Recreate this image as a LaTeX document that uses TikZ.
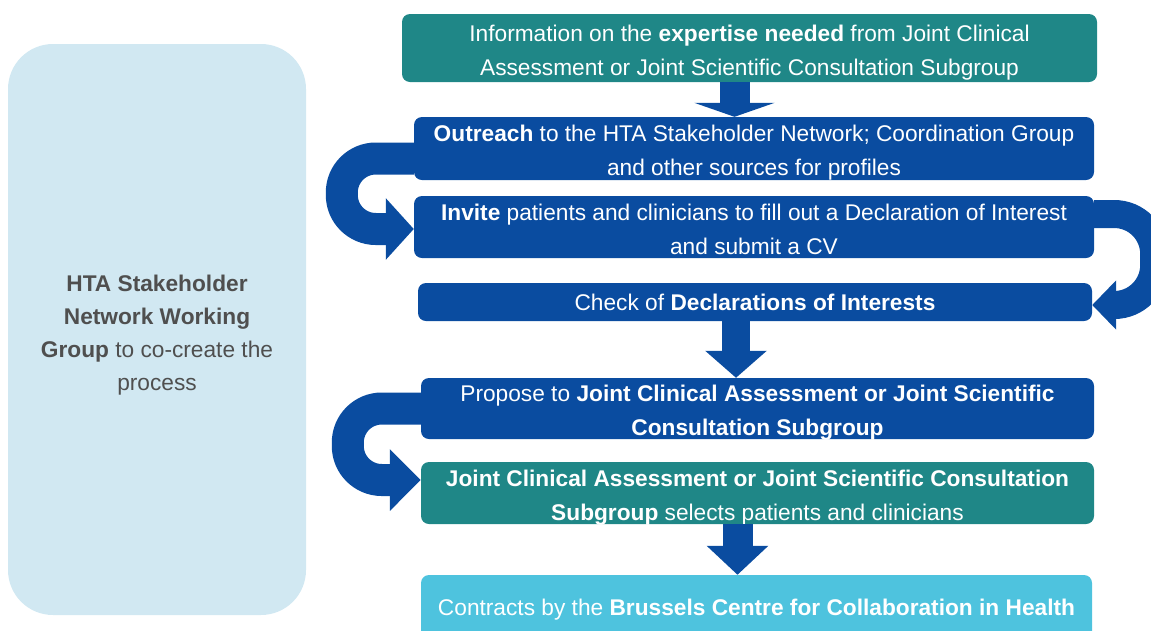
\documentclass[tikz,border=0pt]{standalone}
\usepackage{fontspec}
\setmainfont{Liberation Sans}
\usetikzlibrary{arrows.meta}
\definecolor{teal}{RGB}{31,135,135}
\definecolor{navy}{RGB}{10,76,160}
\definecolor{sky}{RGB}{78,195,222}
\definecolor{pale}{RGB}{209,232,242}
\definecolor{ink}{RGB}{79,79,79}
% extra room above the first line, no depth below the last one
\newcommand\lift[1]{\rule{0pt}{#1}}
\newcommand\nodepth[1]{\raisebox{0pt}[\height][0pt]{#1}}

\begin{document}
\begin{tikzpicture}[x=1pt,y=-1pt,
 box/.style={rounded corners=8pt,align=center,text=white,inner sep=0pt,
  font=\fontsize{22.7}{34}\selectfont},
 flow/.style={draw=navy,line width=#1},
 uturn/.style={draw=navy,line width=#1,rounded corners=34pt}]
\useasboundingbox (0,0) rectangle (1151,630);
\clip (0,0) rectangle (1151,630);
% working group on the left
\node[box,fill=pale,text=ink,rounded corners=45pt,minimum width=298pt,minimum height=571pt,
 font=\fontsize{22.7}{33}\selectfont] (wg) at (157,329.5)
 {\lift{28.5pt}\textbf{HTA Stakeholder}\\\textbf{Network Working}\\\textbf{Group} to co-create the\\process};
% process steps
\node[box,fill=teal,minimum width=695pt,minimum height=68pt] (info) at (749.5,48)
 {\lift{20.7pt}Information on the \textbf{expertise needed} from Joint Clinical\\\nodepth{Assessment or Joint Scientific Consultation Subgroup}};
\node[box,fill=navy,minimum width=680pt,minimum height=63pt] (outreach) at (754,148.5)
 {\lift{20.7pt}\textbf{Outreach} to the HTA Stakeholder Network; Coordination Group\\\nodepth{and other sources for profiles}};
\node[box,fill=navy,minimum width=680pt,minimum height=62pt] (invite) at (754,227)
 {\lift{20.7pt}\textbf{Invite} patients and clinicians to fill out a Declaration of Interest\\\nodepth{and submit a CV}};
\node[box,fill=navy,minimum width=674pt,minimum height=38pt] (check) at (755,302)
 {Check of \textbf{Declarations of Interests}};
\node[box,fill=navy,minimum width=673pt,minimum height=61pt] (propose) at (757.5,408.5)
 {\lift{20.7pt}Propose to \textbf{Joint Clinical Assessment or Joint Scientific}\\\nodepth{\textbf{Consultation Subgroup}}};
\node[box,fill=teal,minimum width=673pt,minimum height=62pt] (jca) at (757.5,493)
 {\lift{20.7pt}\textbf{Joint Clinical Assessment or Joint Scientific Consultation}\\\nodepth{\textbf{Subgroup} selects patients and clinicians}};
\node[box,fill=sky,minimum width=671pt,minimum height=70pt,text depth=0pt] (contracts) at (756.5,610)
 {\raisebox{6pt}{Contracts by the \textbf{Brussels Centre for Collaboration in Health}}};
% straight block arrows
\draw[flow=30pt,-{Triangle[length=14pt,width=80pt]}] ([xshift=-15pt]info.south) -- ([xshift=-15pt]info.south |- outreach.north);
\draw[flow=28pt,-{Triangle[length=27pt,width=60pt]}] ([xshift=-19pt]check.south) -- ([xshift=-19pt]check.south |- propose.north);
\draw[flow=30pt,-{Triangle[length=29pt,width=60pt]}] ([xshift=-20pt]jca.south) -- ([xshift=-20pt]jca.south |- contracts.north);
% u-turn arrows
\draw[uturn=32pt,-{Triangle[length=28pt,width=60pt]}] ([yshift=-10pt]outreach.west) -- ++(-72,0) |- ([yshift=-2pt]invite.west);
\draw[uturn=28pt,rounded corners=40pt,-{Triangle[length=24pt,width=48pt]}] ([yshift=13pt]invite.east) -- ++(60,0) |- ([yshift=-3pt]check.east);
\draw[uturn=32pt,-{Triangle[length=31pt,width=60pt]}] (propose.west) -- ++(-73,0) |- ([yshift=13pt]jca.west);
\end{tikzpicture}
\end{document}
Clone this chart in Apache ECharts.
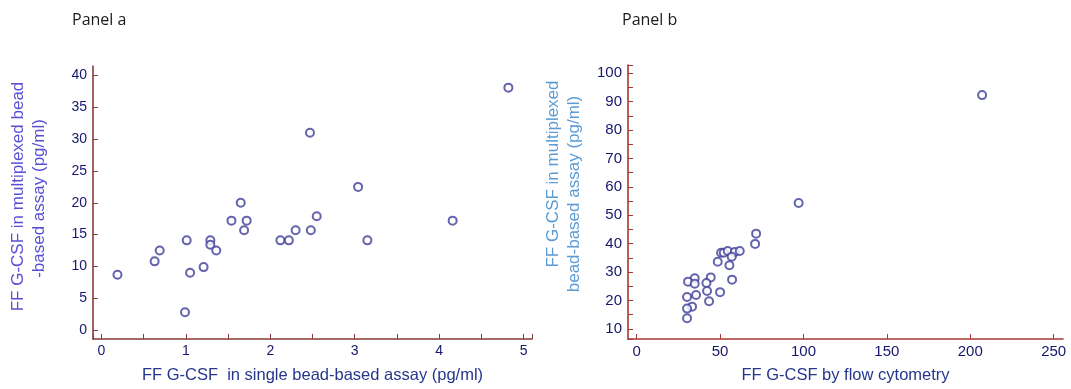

--------------------------------------------------

- **OBJECTIVE**
Make a verbatim copy of all the entries and strip out the pictures.

- **FINISHED TASK**
Recreate this image as a LaTeX document that uses TikZ.
\documentclass[tikz,border=0pt]{standalone}
\usepackage{fontspec}
\setmainfont{Liberation Sans}
\usetikzlibrary{arrows.meta}
\definecolor{teal}{RGB}{31,135,135}
\definecolor{navy}{RGB}{10,76,160}
\definecolor{sky}{RGB}{78,195,222}
\definecolor{pale}{RGB}{209,232,242}
\definecolor{ink}{RGB}{79,79,79}
% extra room above the first line, no depth below the last one
\newcommand\lift[1]{\rule{0pt}{#1}}
\newcommand\nodepth[1]{\raisebox{0pt}[\height][0pt]{#1}}

\begin{document}
\begin{tikzpicture}[x=1pt,y=-1pt,
 box/.style={rounded corners=8pt,align=center,text=white,inner sep=0pt,
  font=\fontsize{22.7}{34}\selectfont},
 flow/.style={draw=navy,line width=#1},
 uturn/.style={draw=navy,line width=#1,rounded corners=34pt}]
\useasboundingbox (0,0) rectangle (1151,630);
\clip (0,0) rectangle (1151,630);
% working group on the left
\node[box,fill=pale,text=ink,rounded corners=45pt,minimum width=298pt,minimum height=571pt,
 font=\fontsize{22.7}{33}\selectfont] (wg) at (157,329.5)
 {\lift{28.5pt}\textbf{HTA Stakeholder}\\\textbf{Network Working}\\\textbf{Group} to co-create the\\process};
% process steps
\node[box,fill=teal,minimum width=695pt,minimum height=68pt] (info) at (749.5,48)
 {\lift{20.7pt}Information on the \textbf{expertise needed} from Joint Clinical\\\nodepth{Assessment or Joint Scientific Consultation Subgroup}};
\node[box,fill=navy,minimum width=680pt,minimum height=63pt] (outreach) at (754,148.5)
 {\lift{20.7pt}\textbf{Outreach} to the HTA Stakeholder Network; Coordination Group\\\nodepth{and other sources for profiles}};
\node[box,fill=navy,minimum width=680pt,minimum height=62pt] (invite) at (754,227)
 {\lift{20.7pt}\textbf{Invite} patients and clinicians to fill out a Declaration of Interest\\\nodepth{and submit a CV}};
\node[box,fill=navy,minimum width=674pt,minimum height=38pt] (check) at (755,302)
 {Check of \textbf{Declarations of Interests}};
\node[box,fill=navy,minimum width=673pt,minimum height=61pt] (propose) at (757.5,408.5)
 {\lift{20.7pt}Propose to \textbf{Joint Clinical Assessment or Joint Scientific}\\\nodepth{\textbf{Consultation Subgroup}}};
\node[box,fill=teal,minimum width=673pt,minimum height=62pt] (jca) at (757.5,493)
 {\lift{20.7pt}\textbf{Joint Clinical Assessment or Joint Scientific Consultation}\\\nodepth{\textbf{Subgroup} selects patients and clinicians}};
\node[box,fill=sky,minimum width=671pt,minimum height=70pt,text depth=0pt] (contracts) at (756.5,610)
 {\raisebox{6pt}{Contracts by the \textbf{Brussels Centre for Collaboration in Health}}};
% straight block arrows
\draw[flow=30pt,-{Triangle[length=14pt,width=80pt]}] ([xshift=-15pt]info.south) -- ([xshift=-15pt]info.south |- outreach.north);
\draw[flow=28pt,-{Triangle[length=27pt,width=60pt]}] ([xshift=-19pt]check.south) -- ([xshift=-19pt]check.south |- propose.north);
\draw[flow=30pt,-{Triangle[length=29pt,width=60pt]}] ([xshift=-20pt]jca.south) -- ([xshift=-20pt]jca.south |- contracts.north);
% u-turn arrows
\draw[uturn=32pt,-{Triangle[length=28pt,width=60pt]}] ([yshift=-10pt]outreach.west) -- ++(-72,0) |- ([yshift=-2pt]invite.west);
\draw[uturn=28pt,rounded corners=40pt,-{Triangle[length=24pt,width=48pt]}] ([yshift=13pt]invite.east) -- ++(60,0) |- ([yshift=-3pt]check.east);
\draw[uturn=32pt,-{Triangle[length=31pt,width=60pt]}] (propose.west) -- ++(-73,0) |- ([yshift=13pt]jca.west);
\end{tikzpicture}
\end{document}
Clone this chart in Apache ECharts.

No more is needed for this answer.